:: Records shown ::

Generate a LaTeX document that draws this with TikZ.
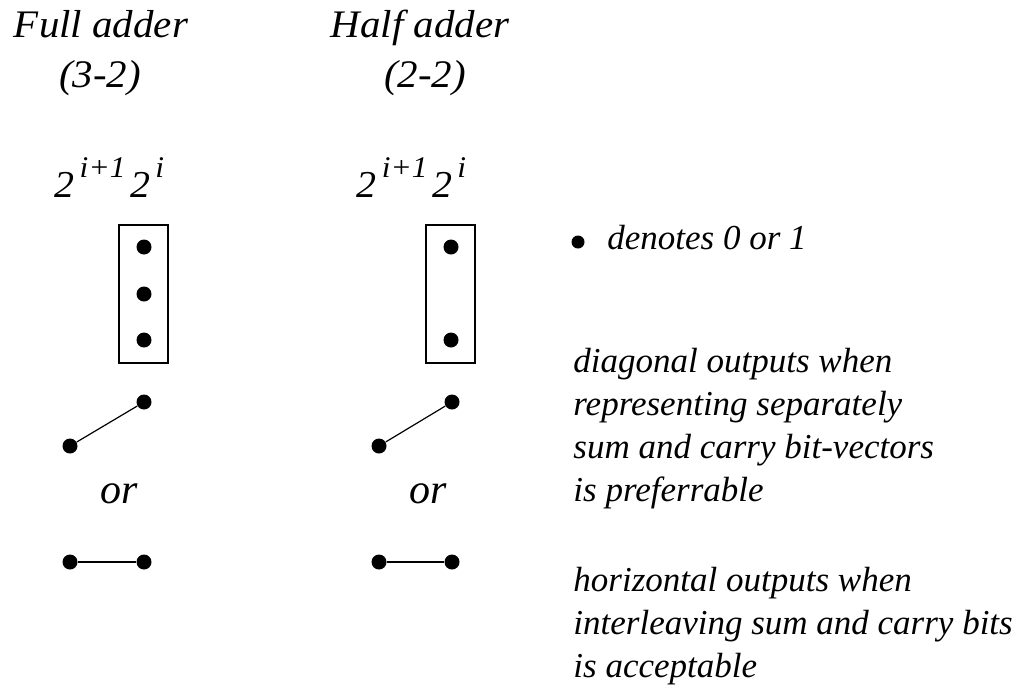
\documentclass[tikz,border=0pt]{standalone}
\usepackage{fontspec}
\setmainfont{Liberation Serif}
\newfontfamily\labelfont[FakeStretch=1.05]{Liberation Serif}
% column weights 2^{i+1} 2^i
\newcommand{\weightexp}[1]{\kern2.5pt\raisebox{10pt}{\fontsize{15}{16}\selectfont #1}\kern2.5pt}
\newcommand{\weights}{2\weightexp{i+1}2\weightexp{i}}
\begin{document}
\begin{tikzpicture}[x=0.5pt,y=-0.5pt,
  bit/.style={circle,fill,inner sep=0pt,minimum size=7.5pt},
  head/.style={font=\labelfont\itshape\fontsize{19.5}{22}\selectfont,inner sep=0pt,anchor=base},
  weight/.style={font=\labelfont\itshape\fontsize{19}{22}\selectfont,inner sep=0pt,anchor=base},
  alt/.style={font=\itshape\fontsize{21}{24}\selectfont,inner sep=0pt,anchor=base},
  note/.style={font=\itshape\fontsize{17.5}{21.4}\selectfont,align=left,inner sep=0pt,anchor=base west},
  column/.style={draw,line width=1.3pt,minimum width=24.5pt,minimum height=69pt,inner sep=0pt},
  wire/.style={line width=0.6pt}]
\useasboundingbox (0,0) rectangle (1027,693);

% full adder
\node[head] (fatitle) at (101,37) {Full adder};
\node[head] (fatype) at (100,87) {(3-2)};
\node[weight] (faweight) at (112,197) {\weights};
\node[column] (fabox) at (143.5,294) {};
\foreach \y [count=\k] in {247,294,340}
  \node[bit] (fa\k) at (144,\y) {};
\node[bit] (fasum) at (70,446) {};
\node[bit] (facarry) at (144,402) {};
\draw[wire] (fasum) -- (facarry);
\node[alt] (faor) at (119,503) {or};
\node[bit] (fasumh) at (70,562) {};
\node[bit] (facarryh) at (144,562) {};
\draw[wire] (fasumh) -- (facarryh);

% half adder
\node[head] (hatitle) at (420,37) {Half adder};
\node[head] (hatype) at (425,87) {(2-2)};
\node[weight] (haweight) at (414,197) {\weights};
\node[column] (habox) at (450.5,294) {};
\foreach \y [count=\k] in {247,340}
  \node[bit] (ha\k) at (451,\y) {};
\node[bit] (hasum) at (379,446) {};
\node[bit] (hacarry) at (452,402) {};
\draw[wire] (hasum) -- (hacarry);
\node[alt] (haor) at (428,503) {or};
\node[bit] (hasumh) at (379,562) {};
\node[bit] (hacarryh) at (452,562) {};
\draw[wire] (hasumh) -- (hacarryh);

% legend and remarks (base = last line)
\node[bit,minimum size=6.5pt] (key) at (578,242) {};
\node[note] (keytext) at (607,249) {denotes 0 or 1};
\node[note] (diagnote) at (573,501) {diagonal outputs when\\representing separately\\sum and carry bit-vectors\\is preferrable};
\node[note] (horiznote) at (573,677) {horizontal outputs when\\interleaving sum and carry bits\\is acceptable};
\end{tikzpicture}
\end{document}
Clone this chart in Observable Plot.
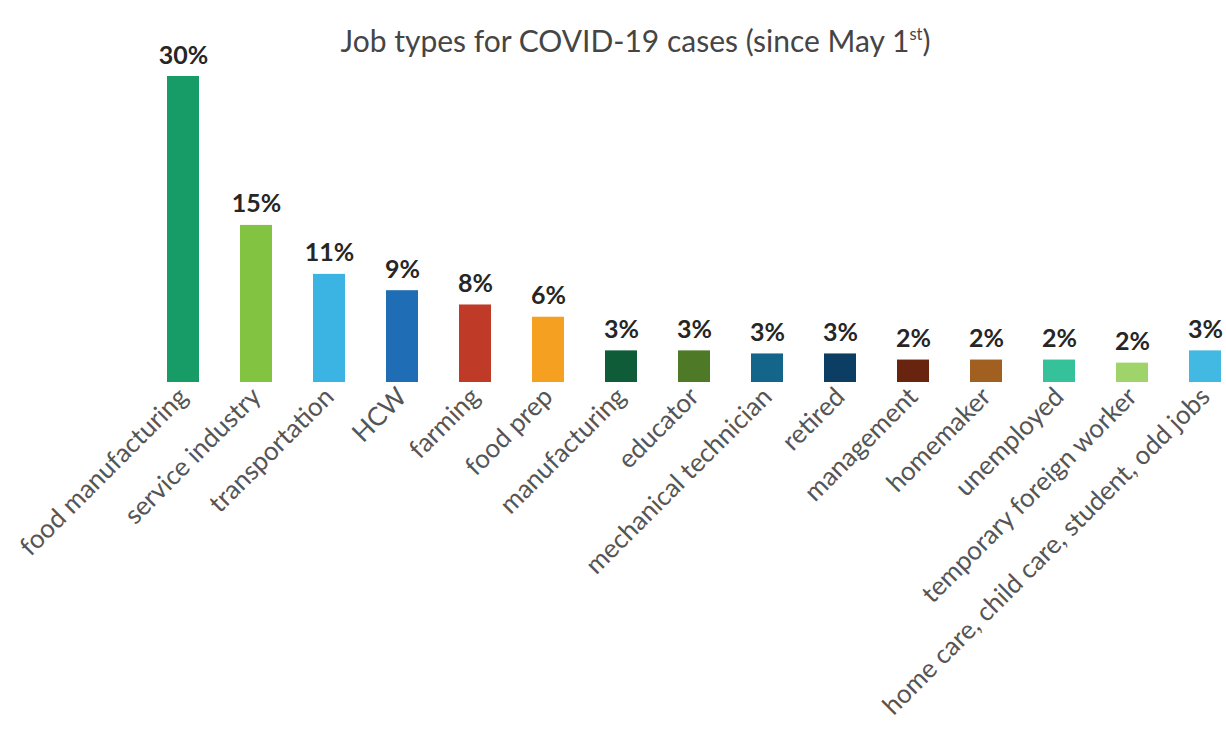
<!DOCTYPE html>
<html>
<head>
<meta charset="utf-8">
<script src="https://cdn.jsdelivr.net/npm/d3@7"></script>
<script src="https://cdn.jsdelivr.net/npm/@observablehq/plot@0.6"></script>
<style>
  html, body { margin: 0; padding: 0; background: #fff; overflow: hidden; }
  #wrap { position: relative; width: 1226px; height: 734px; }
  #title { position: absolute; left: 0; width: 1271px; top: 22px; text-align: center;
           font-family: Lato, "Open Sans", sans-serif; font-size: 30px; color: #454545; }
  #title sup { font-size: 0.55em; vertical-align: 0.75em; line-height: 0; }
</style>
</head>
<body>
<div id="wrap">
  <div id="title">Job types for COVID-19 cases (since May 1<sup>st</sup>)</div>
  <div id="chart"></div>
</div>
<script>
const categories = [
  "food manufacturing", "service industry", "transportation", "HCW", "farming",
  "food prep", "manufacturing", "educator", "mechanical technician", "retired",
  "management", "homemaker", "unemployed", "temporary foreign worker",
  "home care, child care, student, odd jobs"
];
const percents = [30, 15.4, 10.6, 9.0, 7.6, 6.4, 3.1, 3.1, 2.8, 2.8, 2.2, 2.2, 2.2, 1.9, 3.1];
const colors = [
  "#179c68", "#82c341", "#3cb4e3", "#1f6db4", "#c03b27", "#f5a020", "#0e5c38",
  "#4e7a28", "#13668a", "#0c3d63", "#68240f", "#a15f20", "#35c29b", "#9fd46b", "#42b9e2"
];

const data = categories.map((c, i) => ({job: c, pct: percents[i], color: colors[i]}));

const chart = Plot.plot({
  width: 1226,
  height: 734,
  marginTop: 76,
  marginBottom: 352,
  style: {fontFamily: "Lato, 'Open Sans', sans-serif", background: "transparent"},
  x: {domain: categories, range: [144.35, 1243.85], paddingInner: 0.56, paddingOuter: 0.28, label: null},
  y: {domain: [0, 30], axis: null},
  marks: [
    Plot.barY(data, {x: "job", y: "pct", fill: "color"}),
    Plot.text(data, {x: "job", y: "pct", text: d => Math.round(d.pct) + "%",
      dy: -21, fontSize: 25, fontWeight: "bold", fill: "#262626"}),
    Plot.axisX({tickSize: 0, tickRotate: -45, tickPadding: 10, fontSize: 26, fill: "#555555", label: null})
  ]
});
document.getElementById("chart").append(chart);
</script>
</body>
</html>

:: Task brief ::
Your task is to reproduce only the lines from the one with "Clone this chart in Observable Plot." through the one with "const data = categories.map((c, i)", keeping both ends. Skip every picture.

:: Answer in full ::
Clone this chart in Observable Plot.
<!DOCTYPE html>
<html>
<head>
<meta charset="utf-8">
<script src="https://cdn.jsdelivr.net/npm/d3@7"></script>
<script src="https://cdn.jsdelivr.net/npm/@observablehq/plot@0.6"></script>
<style>
  html, body { margin: 0; padding: 0; background: #fff; overflow: hidden; }
  #wrap { position: relative; width: 1226px; height: 734px; }
  #title { position: absolute; left: 0; width: 1271px; top: 22px; text-align: center;
           font-family: Lato, "Open Sans", sans-serif; font-size: 30px; color: #454545; }
  #title sup { font-size: 0.55em; vertical-align: 0.75em; line-height: 0; }
</style>
</head>
<body>
<div id="wrap">
  <div id="title">Job types for COVID-19 cases (since May 1<sup>st</sup>)</div>
  <div id="chart"></div>
</div>
<script>
const categories = [
  "food manufacturing", "service industry", "transportation", "HCW", "farming",
  "food prep", "manufacturing", "educator", "mechanical technician", "retired",
  "management", "homemaker", "unemployed", "temporary foreign worker",
  "home care, child care, student, odd jobs"
];
const percents = [30, 15.4, 10.6, 9.0, 7.6, 6.4, 3.1, 3.1, 2.8, 2.8, 2.2, 2.2, 2.2, 1.9, 3.1];
const colors = [
  "#179c68", "#82c341", "#3cb4e3", "#1f6db4", "#c03b27", "#f5a020", "#0e5c38",
  "#4e7a28", "#13668a", "#0c3d63", "#68240f", "#a15f20", "#35c29b", "#9fd46b", "#42b9e2"
];

const data = categories.map((c, i) => ({job: c, pct: percents[i], color: colors[i]}));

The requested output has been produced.